[Code that draws figures]
—————
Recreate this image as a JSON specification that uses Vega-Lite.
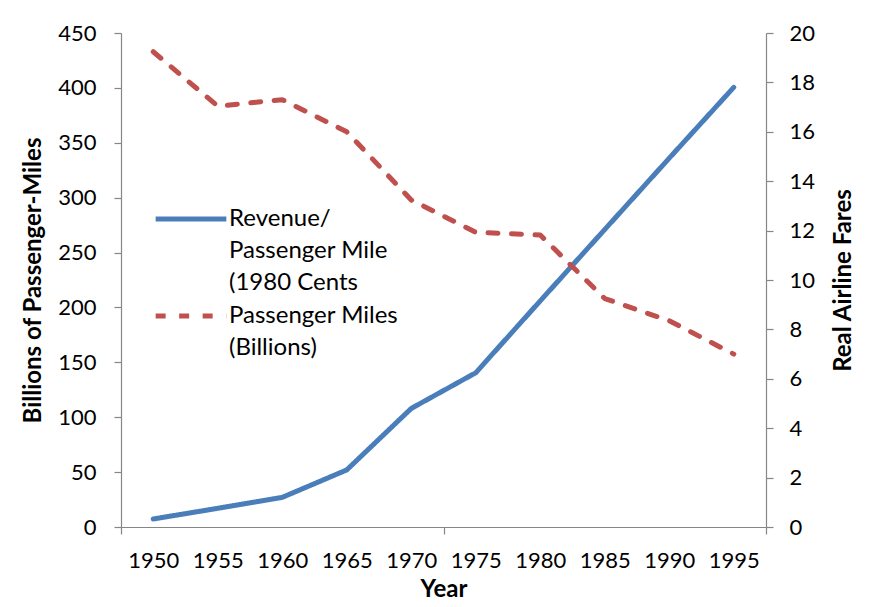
{
  "$schema": "https://vega.github.io/schema/vega-lite/v6.json",
  "width": 645,
  "height": 494,
  "autosize": "none",
  "padding": {"left": 121, "top": 33, "right": 124, "bottom": 80},
  "background": "white",
  "config": {
    "view": {"stroke": null},
    "font": "Lato",
    "style": {"guide-label": {"lineHeight": 32}},
    "legend": {"rowPadding": -17, "gridAlign": "none"},
    "axis": {
      "domainColor": "#868686",
      "domainWidth": 1.2,
      "tickColor": "#868686",
      "tickWidth": 1.2,
      "tickSize": 7,
      "grid": false,
      "labelFont": "Lato",
      "labelFontSize": 22,
      "labelColor": "#000000",
      "titleFont": "Lato",
      "titleFontSize": 24,
      "titleFontWeight": "bold",
      "titleColor": "#000000"
    }
  },
  "data": {
    "values": [
      {"year": 1950, "series": "Revenue/|Passenger Mile|(1980 Cents", "value": 7.3},
      {"year": 1955, "series": "Revenue/|Passenger Mile|(1980 Cents", "value": 17},
      {"year": 1960, "series": "Revenue/|Passenger Mile|(1980 Cents", "value": 27},
      {"year": 1965, "series": "Revenue/|Passenger Mile|(1980 Cents", "value": 52},
      {"year": 1970, "series": "Revenue/|Passenger Mile|(1980 Cents", "value": 108},
      {"year": 1975, "series": "Revenue/|Passenger Mile|(1980 Cents", "value": 140.5},
      {"year": 1980, "series": "Revenue/|Passenger Mile|(1980 Cents", "value": 206},
      {"year": 1985, "series": "Revenue/|Passenger Mile|(1980 Cents", "value": 271},
      {"year": 1990, "series": "Revenue/|Passenger Mile|(1980 Cents", "value": 336},
      {"year": 1995, "series": "Revenue/|Passenger Mile|(1980 Cents", "value": 400.5},
      {"year": 1950, "series": "Passenger Miles|(Billions)", "value": 19.24},
      {"year": 1955, "series": "Passenger Miles|(Billions)", "value": 17.04},
      {"year": 1960, "series": "Passenger Miles|(Billions)", "value": 17.3},
      {"year": 1965, "series": "Passenger Miles|(Billions)", "value": 16.0},
      {"year": 1970, "series": "Passenger Miles|(Billions)", "value": 13.24},
      {"year": 1975, "series": "Passenger Miles|(Billions)", "value": 11.93},
      {"year": 1980, "series": "Passenger Miles|(Billions)", "value": 11.82},
      {"year": 1985, "series": "Passenger Miles|(Billions)", "value": 9.25},
      {"year": 1990, "series": "Passenger Miles|(Billions)", "value": 8.35},
      {"year": 1995, "series": "Passenger Miles|(Billions)", "value": 7.0}
    ]
  },
  "encoding": {
    "x": {
      "field": "year",
      "type": "quantitative",
      "scale": {"domain": [1947.5, 1997.5], "nice": false, "zero": false},
      "axis": {
        "title": "Year",
        "values": [1947.5, 1950, 1955, 1960, 1965, 1970, 1972.5, 1975, 1980, 1985, 1990, 1995, 1997.5],
        "format": "d",
        "labelExpr": "datum.value % 5 == 0 ? datum.label : ''",
        "tickOpacity": {"condition": {"test": "datum.value % 5 != 0", "value": 1}, "value": 0},
        "labelFlush": false,
        "labelOverlap": false,
        "labelBound": false,
        "labelPadding": 16,
        "titlePadding": 6
      }
    },
    "color": {
      "field": "series",
      "type": "nominal",
      "scale": {
        "domain": ["Revenue/|Passenger Mile|(1980 Cents", "Passenger Miles|(Billions)"],
        "range": ["#4A7EBB", "#C0504D"]
      },
      "legend": {
        "title": null,
        "orient": "none",
        "legendX": 32,
        "legendY": 148,
        "symbolType": "stroke",
        "symbolSize": 5000,
        "symbolStrokeWidth": 5,
        "labelExpr": "split(datum.label, '|')",
        "labelFont": "Lato",
        "labelFontSize": 24,
        "labelColor": "#000000",
        "labelLimit": 400,
        "labelOffset": 0,
        "rowPadding": -17,
        "gridAlign": "none",
        "padding": 0
      }
    },
    "strokeDash": {
      "field": "series",
      "type": "nominal",
      "scale": {
        "domain": ["Revenue/|Passenger Mile|(1980 Cents", "Passenger Miles|(Billions)"],
        "range": [[1, 0], [10, 13.5]]
      },
      "legend": null
    }
  },
  "layer": [
    {
      "transform": [{"filter": "datum.series == 'Revenue/|Passenger Mile|(1980 Cents'"}],
      "mark": {"type": "line", "strokeWidth": 5, "strokeCap": "round", "strokeJoin": "round"},
      "encoding": {
        "y": {
          "field": "value",
          "type": "quantitative",
          "scale": {"domain": [0, 450], "nice": false},
          "axis": {
            "title": "Billions of Passenger-Miles",
            "orient": "left",
            "values": [0, 50, 100, 150, 200, 250, 300, 350, 400, 450],
            "labelPadding": 18,
            "titlePadding": 12
          }
        }
      }
    },
    {
      "transform": [{"filter": "datum.series == 'Passenger Miles|(Billions)'"}],
      "mark": {"type": "line", "strokeWidth": 5, "strokeCap": "round", "strokeJoin": "round"},
      "encoding": {
        "y": {
          "field": "value",
          "type": "quantitative",
          "scale": {"domain": [0, 20], "nice": false},
          "axis": {
            "title": "Real Airline Fares",
            "orient": "right",
            "values": [0, 2, 4, 6, 8, 10, 12, 14, 16, 18, 20],
            "labelPadding": 16,
            "titleAngle": 270,
            "titlePadding": 41
          }
        }
      }
    }
  ],
  "resolve": {"scale": {"y": "independent"}}
}
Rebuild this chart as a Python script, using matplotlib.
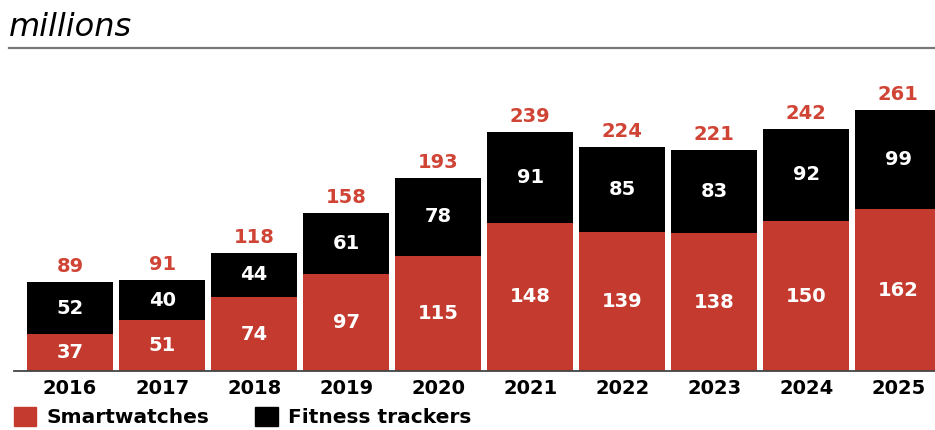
import matplotlib.pyplot as plt
from matplotlib.lines import Line2D
from matplotlib.patches import Patch

years = ["2016", "2017", "2018", "2019", "2020", "2021", "2022", "2023", "2024", "2025"]
smartwatches = [37, 51, 74, 97, 115, 148, 139, 138, 150, 162]
fitness = [52, 40, 44, 61, 78, 91, 85, 83, 92, 99]
totals = [89, 91, 118, 158, 193, 239, 224, 221, 242, 261]

RED = "#C53A2E"
RED_TXT = "#D04436"

W, H = 935, 430
fig = plt.figure(figsize=(W / 100, H / 100), dpi=100)
ax = fig.add_axes([14 / W, (H - 371) / H, 1 - 14 / W, (371 - 50) / H])

x = list(range(len(years)))
ax.bar(x, smartwatches, width=0.935, color=RED)
ax.bar(x, fitness, width=0.935, bottom=smartwatches, color="black")

for i in x:
    s, f, t = smartwatches[i], fitness[i], totals[i]
    ax.text(i, s / 2, str(s), ha="center", va="center", color="white",
            fontsize=14, fontweight="bold")
    ax.text(i, s + f / 2, str(f), ha="center", va="center", color="white",
            fontsize=14, fontweight="bold")
    ax.annotate(str(t), (i, s + f), xytext=(0, 4), textcoords="offset points",
                ha="center", va="bottom", color=RED_TXT, fontsize=14,
                fontweight="bold")

ax.set_xlim(-0.61, 9.40)
ax.set_ylim(0, 321)
ax.set_xticks(x)
ax.set_xticklabels(years, fontsize=14, fontweight="bold")
ax.tick_params(axis="x", length=0, pad=6)
ax.set_yticks([])
for side in ["top", "right", "left"]:
    ax.spines[side].set_visible(False)
ax.spines["bottom"].set_color("#444444")
ax.spines["bottom"].set_linewidth(1.3)

fig.text(9 / W, 1 - 28 / H, "millions", fontsize=23, style="italic",
         ha="left", va="center")
fig.add_artist(Line2D([9 / W, 1], [1 - 48 / H, 1 - 48 / H], color="#777777",
                      linewidth=1.6, transform=fig.transFigure))

handles = [Patch(color=RED), Patch(color="black")]
fig.legend(handles, ["Smartwatches", "Fitness trackers"], loc="center left",
           bbox_to_anchor=(6 / W, 1 - 417 / H), ncol=2, frameon=False,
           prop={"size": 14.5, "weight": "bold"}, handlelength=1.1,
           handleheight=1.1, handletextpad=0.5, columnspacing=2.3,
           borderpad=0, borderaxespad=0.4)

fig.savefig("out.png", dpi=100)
—————
■ BRIEF: Your copy should hold only the lines from the one containing "Rebuild this chart" through the one containing "from matplotlib.patches import Patch", word for word, with no pictures.

■ RESPONSE FOR THIS EXERCISE:
Rebuild this chart as a Python script, using matplotlib.
import matplotlib.pyplot as plt
from matplotlib.lines import Line2D
from matplotlib.patches import Patch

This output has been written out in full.